Review: written 2006

Early Years of the American Civil War, brilliantly portrayed

This is a stunning depiction of both battles and personalities of the early Civil War, using primarily the story of the brilliant General `Stonewall' Jackson as its `hook'. It is based on the book by Jeffrey Shaara, which was the first in a trilogy. The second of the books has already been filmed, as Gettysburg, by the same team that made this movie.

The movie did not fare well at the box office, putting the movie of the last in the trilogy in doubt - which is a shame, as there is a lot to be admired here. Where Gettysburg was first and foremost a historical re-enactment of the pivotal battle of the Civil War, this movie focuses far more on the characters and personalities, and even home life, of the main protagonists. Yes, it's a mite long - it covers a lot of ground though. It takes us from the start of the war, with Robert Duvall as Robert E Lee rejecting the overall command of the Northern army to join the confederate army protecting his home state of Virginia, through to the battles of Fredericksburg and Chancellorsville.

The battles scenes are as authentic as could be, and satisfyingly achieved not through Lord of the Rings style CGI, but actual historical battle re-enactors (over 7000 were used). The best thing about these battles is that the sense of strategy and purpose behind them is much clearer than normally seen in movies such as these - you always have the idea that above the ground level horror and confusion there is a reason for it all. This is in keeping with the second half of the title, the generals view on warfare and battles.

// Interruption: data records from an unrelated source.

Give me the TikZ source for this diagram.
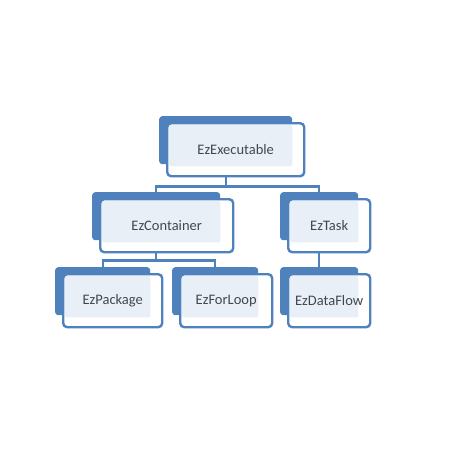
\documentclass[tikz,border=0pt]{standalone}
\usepackage{fontspec}
\setmainfont{Carlito}
\usepackage{xcolor}
\usetikzlibrary{positioning}
\definecolor{boxblue}{HTML}{4F81BD}
\definecolor{labelgray}{HTML}{404040}

\begin{document}
\begin{tikzpicture}[
  x=1pt, y=-1pt,
  back/.style={fill=boxblue, rounded corners=3pt, anchor=north west,
    inner sep=0pt, minimum height=48pt},
  front/.style={draw=boxblue, line width=2.4pt, fill=white, rounded corners=4pt,
    inner sep=0pt, minimum height=53pt, font=\fontsize{14.5}{16}\selectfont,
    text=labelgray},
  tint/.style={fill=boxblue, fill opacity=0.12, rounded corners=2pt},
  link/.style={draw=boxblue, line width=2.4pt},
]
  \useasboundingbox (0,0) rectangle (450,450);

  % Root
  \node[back, minimum width=133pt] (exeback) at (159,116) {};
  \node[front, minimum width=137pt, below right=6pt and 7pt of exeback.north west] (exe) {EzExecutable};
  \fill[tint] ([shift={(3,3)}]exe.north west) rectangle ([shift={(0,2)}]exeback.south east);

  % Second level
  \node[back, minimum width=128pt] (conback) at (92,192) {};
  \node[front, minimum width=133pt, below right=6pt and 7pt of conback.north west] (con) {EzContainer};
  \fill[tint] ([shift={(3,3)}]con.north west) rectangle ([shift={(0,2)}]conback.south east);

  \node[back, minimum width=78pt] (taskback) at (280,192) {};
  \node[front, minimum width=82pt, below right=6pt and 7pt of taskback.north west] (task) {EzTask};
  \fill[tint] ([shift={(3,3)}]task.north west) rectangle ([shift={(0,2)}]taskback.south east);

  % Third level
  \node[back, minimum width=95pt] (pkgback) at (55,267) {};
  \node[front, minimum width=99pt, below right=6pt and 7pt of pkgback.north west] (pkg) {EzPackage};
  \fill[tint] ([shift={(3,3)}]pkg.north west) rectangle ([shift={(0,2)}]pkgback.south east);

  \node[back, minimum width=86pt] (loopback) at (172,267) {};
  \node[front, minimum width=92pt, below right=6pt and 7pt of loopback.north west] (loop) {EzForLoop};
  \fill[tint] ([shift={(3,3)}]loop.north west) rectangle ([shift={(0,2)}]loopback.south east);

  \node[back, minimum width=78pt] (flowback) at (280,267) {};
  \node[front, minimum width=82pt, below right=6pt and 7pt of flowback.north west] (flow) {EzDataFlow};
  \fill[tint] ([shift={(3,3)}]flow.north west) rectangle ([shift={(0,2)}]flowback.south east);

  % Connectors
  \draw[link] (exeback.south |- exe.south) -- ++(0,9) -| (conback.north);
  \draw[link] (exeback.south |- exe.south) -- ++(0,9) -| (taskback.north);
  \draw[link] (conback.south |- con.south) -- ++(0,7) -| (pkgback.north);
  \draw[link] (conback.south |- con.south) -- ++(0,7) -| (loopback.north);
  \draw[link] (taskback.south |- task.south) -- (flowback.north);
\end{tikzpicture}
\end{document}
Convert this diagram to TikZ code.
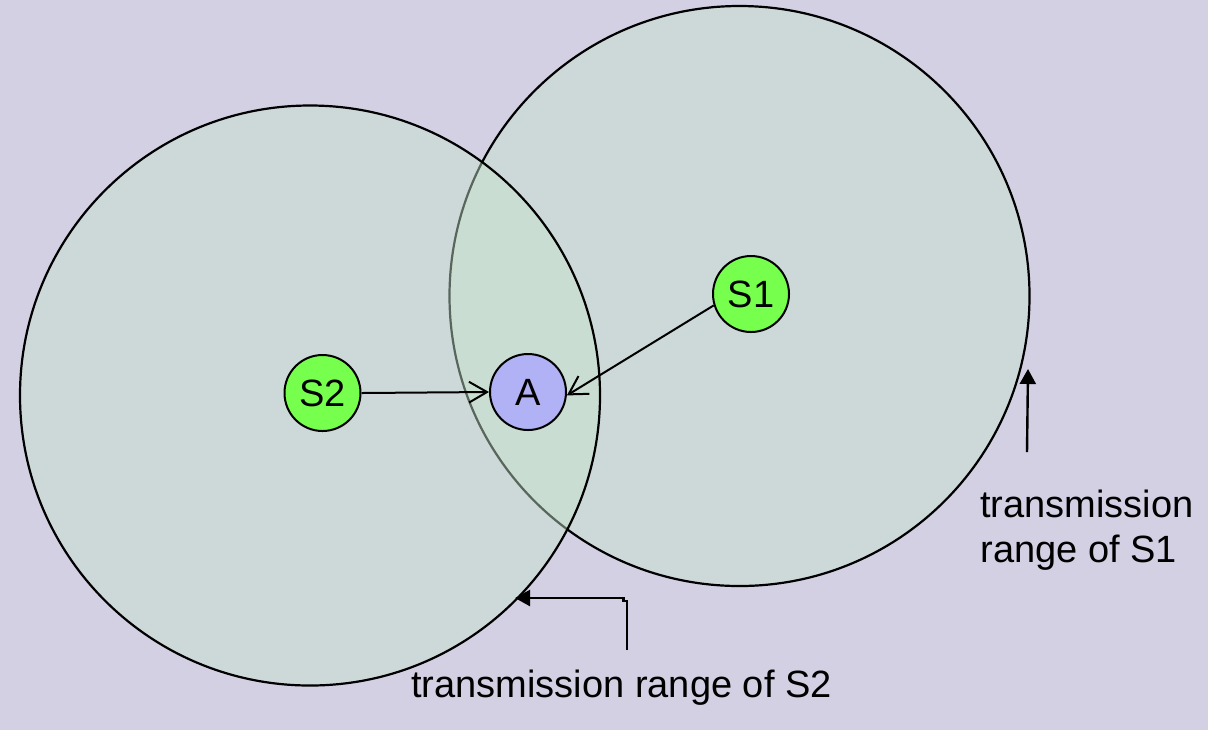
\documentclass[tikz,border=0pt]{standalone}
\usepackage{fontspec}
\setmainfont{Liberation Sans}
\usetikzlibrary{arrows.meta}
\definecolor{bgcol}{RGB}{210,208,226}
\definecolor{rangecol}{RGB}{199,228,206}
\definecolor{stcol}{RGB}{118,255,76}
\definecolor{tgcol}{RGB}{177,177,245}
\tikzstyle{coverage} = [draw=black, line width=1.1pt, fill=rangecol, fill opacity=0.45]
\tikzstyle{station} = [circle, minimum size=38pt, inner sep=0pt, draw=black, line width=1pt, fill=stcol, font=\fontsize{19}{22.5}\selectfont]
\tikzstyle{target} = [station, fill=tgcol]
\tikzstyle{link} = [line width=1pt, -{Straight Barb[length=9pt,width=10.4pt]}]
\tikzstyle{pointer} = [line width=1.2pt, -{Triangle[length=7.5pt,width=8pt]}]
\tikzstyle{rangetext} = [inner sep=0pt, align=left, font=\fontsize{19}{22.5}\selectfont]
\begin{document}
\begin{tikzpicture}[x=0.5pt, y=-0.5pt]
\fill[bgcol] (0,0) rectangle (1208,730);
\useasboundingbox (0,0) rectangle (1208,730);
% ranges
\coordinate (c1) at (739.5,296);
\coordinate (c2) at (310,395.5);
\draw[coverage] (c1) circle[radius=290];
\draw[coverage] (c2) circle[radius=290];
% stations
\node (S1) [station] at (751,294) {S1};
\node (S2) [station] at (322.5,393) {S2};
\node (A) [target] at (528,392) {A};
\draw[link] (S2.east) -- (A.west);
\draw[link] (S1.197) -- (A.355);
% range labels
\node (t1) [rangetext, anchor=base west] at (980,562) {transmission\\range of S1};
\node (t2) [rangetext, anchor=base west] at (411,697) {transmission range of S2};
\coordinate (p1) at (1027,452);
\coordinate (e1) at (1028,369);
\coordinate (p2) at (627,650);
\coordinate (e2) at (515,598);
\draw[pointer] (p1) -- (e1);
\draw[pointer] (p2) -- ++(0,-49) -- ++(-3.5,0) |- (e2);
\end{tikzpicture}
\end{document}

The first half of the title, God, permeates the entire movie. Stonewall Jackson was an intensely religious man (as the excellent short documentaries available on the UK DVD release show), whose views and talks with God had a profound effect on his style of command and personal courage. Most of the characters have some relationship with God, as both sides claim to have God on their side and both pray for victory.

The movie is full of memorable moments - the two soldiers from opposite sides who meet on the river on Christmas Day to share tobacco and coffee, the time in Fredericksburg when the Irish divisions on both sides are forced to fight each other, the moment when Jackson finally breaks down in tears - not at the death of his soldiers, but when he receives tragic news of an individual youngster fallen prey to illness. This all brings a sense of humanity to the movie that Gettysburg had in smaller amounts.

The language may be one of the factors that put people off - it is archaic to the point of sounding pompous to our ears, and yet sounds authentic to the period. There are many apt and well voiced quotes from poems and scripture - which certainly drag the movie out, but to my mind at least make the movie a more complete one.

Finally, credit must go to the score of Randy Edelman and John Frizell - the combination of stirring and emotional music, with songs of the day and new songs in the titles, make for an entirely perfect combination.

All in all, a definitive version of the early Civil War and General Jackson's life, which while flawed in terms of length and pace, is a rewarding viewing experience.